Despite his team’s one-sided loss, The Point Hockey was bullish about his individual play: “Nyquist fit in nicely last night in his first game with the Sharks. Playing alongside Joe Thornton and Kevin Labanc, he was tied for the game-high in offensive zone puck possession and put himself in position for high-quality scoring chances, the most on his team.”

It was interesting to see Peter DeBoer deploy Gustav Nyqvist on the left wing. Nyqvist is versatile, but as a left-handed shot, he’s been most used on his off, or right wing, in his career. A typical Nyquist chance will see him getting open on his forehand and cutting toward the middle:

This Thornton-Nyquist connection, Thornton (19) drawing defenders in, Nyquist (14) getting open, is exactly what San Jose hopes to see a lot more of into June.

“[If Nyquist] keeps his stick on the ice there’s a pretty good chance Thornton will be finding it,” noted The Point Hockey.

The advantage of playing your off-wing is naturally having your blade toward the middle of the ice.
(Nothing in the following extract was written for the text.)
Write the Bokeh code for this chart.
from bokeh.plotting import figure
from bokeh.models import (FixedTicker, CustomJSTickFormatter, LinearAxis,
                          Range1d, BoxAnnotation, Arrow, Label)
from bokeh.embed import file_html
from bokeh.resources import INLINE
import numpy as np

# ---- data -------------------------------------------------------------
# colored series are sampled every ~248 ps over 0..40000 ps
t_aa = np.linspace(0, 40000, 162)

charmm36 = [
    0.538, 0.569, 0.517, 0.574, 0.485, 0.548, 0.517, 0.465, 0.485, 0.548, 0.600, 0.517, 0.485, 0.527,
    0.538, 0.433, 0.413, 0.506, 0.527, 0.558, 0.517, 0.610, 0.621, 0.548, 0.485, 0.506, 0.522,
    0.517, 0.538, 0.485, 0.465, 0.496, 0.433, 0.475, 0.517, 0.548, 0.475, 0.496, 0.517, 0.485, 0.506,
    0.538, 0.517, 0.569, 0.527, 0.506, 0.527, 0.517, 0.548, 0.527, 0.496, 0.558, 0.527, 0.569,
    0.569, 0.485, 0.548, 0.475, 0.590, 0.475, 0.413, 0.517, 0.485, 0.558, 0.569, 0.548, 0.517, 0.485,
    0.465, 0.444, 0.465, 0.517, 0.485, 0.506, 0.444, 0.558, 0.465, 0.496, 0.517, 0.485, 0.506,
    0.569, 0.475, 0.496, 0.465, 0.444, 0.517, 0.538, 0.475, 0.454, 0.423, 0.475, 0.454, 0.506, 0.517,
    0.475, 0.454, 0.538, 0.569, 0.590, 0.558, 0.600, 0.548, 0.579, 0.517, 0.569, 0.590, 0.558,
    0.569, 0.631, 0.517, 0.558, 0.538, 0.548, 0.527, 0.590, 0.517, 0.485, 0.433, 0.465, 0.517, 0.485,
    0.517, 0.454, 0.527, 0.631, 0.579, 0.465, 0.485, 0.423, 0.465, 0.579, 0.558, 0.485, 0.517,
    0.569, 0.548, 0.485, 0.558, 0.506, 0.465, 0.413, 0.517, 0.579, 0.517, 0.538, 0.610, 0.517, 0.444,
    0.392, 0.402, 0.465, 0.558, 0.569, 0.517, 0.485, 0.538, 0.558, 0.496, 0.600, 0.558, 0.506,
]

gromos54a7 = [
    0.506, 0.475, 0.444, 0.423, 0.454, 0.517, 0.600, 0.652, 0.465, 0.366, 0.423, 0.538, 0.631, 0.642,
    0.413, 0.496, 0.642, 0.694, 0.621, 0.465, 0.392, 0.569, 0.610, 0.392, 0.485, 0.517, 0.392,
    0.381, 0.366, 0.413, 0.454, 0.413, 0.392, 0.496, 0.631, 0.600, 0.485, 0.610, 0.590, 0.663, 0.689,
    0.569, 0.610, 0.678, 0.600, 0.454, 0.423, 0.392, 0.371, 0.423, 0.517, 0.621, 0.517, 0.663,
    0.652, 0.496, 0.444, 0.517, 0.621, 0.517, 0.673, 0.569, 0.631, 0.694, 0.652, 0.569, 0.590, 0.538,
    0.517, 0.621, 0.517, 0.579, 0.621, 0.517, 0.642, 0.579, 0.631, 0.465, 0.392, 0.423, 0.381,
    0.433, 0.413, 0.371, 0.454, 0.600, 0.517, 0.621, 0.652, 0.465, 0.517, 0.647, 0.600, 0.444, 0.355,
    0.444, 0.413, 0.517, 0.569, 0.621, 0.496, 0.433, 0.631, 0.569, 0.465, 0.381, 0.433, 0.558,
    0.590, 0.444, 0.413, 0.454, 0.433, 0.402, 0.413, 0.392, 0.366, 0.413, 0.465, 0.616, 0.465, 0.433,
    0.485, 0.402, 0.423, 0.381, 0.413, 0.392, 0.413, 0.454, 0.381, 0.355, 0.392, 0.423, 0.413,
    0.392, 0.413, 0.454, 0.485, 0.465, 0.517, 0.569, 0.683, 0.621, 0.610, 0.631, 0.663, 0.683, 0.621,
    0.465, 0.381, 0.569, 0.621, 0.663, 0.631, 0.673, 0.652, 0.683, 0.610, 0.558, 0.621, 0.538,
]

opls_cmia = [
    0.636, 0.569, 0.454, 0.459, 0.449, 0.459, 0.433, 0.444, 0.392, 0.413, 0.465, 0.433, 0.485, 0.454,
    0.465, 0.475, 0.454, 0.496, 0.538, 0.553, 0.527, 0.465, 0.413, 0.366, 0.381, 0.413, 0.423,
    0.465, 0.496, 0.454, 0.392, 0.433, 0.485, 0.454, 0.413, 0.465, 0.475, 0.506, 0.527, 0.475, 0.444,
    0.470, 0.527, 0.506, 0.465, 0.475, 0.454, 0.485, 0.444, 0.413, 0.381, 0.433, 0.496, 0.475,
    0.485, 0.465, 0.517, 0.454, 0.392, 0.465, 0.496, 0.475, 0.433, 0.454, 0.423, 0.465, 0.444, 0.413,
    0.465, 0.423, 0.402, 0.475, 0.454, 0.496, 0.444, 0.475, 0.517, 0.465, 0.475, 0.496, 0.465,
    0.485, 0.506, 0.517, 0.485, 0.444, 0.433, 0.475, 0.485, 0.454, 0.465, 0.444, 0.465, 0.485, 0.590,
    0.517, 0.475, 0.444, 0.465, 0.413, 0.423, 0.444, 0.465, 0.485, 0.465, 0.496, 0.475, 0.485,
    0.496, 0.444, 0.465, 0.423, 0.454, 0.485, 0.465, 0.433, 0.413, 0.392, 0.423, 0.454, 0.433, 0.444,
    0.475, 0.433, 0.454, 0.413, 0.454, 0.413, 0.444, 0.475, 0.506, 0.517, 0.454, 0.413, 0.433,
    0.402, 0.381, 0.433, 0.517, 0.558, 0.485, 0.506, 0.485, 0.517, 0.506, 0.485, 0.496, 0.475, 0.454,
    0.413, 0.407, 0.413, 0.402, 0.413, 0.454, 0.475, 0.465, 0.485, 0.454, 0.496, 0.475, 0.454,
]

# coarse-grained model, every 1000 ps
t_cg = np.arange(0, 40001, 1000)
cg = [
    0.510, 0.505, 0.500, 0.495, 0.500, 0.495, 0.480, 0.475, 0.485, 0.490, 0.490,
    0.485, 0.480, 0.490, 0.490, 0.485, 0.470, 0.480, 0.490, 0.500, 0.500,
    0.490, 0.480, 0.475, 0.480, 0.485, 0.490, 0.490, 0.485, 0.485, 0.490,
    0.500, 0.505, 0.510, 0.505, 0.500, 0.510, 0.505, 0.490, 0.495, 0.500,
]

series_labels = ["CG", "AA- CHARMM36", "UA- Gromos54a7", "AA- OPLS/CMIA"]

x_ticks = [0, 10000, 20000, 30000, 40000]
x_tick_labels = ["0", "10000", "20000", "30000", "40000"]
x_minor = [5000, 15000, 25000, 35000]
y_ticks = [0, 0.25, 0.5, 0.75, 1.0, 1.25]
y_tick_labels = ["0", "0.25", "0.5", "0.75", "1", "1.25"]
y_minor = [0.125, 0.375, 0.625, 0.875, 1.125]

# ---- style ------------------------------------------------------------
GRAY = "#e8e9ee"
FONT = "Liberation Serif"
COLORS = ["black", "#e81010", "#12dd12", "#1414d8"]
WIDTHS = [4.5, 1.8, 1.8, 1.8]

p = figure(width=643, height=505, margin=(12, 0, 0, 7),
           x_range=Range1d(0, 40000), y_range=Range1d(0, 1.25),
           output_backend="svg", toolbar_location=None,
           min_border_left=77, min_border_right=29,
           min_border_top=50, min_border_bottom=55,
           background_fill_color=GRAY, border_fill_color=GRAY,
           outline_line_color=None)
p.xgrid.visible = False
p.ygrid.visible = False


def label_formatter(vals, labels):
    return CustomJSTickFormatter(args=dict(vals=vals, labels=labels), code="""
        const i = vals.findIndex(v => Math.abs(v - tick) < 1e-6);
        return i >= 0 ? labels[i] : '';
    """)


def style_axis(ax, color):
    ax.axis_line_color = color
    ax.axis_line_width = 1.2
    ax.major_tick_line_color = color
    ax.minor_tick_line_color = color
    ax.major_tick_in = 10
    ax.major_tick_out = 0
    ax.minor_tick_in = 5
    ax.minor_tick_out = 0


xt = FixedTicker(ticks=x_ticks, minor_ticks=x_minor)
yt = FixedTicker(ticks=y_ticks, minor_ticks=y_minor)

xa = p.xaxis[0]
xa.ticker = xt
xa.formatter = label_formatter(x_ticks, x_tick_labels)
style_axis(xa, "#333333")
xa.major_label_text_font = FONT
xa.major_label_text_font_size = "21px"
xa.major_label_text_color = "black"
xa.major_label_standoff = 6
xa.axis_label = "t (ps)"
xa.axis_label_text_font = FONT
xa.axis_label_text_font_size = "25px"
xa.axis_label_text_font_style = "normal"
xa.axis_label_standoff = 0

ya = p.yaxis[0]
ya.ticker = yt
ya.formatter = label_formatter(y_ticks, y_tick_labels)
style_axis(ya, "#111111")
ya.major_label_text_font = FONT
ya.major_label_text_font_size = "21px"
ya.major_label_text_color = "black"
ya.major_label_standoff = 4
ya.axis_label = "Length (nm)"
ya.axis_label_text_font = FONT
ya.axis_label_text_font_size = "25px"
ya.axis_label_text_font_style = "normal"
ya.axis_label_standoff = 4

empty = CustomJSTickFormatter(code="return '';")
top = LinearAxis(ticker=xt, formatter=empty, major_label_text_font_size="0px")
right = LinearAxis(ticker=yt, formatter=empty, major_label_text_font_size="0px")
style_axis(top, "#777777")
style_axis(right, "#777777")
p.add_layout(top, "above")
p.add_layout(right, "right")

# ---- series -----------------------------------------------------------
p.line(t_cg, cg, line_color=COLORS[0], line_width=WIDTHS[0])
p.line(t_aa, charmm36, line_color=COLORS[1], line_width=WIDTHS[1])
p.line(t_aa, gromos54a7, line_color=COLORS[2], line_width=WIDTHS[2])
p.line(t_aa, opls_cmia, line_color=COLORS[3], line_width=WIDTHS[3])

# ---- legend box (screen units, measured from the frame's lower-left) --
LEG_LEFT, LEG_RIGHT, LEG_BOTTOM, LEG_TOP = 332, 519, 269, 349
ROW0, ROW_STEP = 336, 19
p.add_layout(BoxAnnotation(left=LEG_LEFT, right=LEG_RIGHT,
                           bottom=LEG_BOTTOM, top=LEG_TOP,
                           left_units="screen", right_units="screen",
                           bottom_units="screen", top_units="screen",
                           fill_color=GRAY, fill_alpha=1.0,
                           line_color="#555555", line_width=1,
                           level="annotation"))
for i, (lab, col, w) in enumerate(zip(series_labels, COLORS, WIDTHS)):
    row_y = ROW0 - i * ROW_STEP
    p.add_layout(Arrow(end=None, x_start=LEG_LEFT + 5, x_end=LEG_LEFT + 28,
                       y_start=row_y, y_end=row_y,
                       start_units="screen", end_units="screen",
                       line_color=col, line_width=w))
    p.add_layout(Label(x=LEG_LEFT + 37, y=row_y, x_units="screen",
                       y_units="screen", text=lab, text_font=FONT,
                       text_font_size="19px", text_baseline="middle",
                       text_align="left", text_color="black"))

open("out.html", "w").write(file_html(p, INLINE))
That’s conducive for getting dangerous shots off more quickly, including one-timers.

The off-wing is also, as predicted after the Trade Deadline, where Nyquist was used on the power play.

It wouldn’t be surprising if Nyquist is eventually placed back on his off-wing at 5-on-5.

All in all, it was a mixed-bag debut for Nyquist.

This was the kind of dangerous pass up the middle that might get his linemate Labanc stapled to the bench:

They do things differently in San Jose — or at least, they’re supposed to.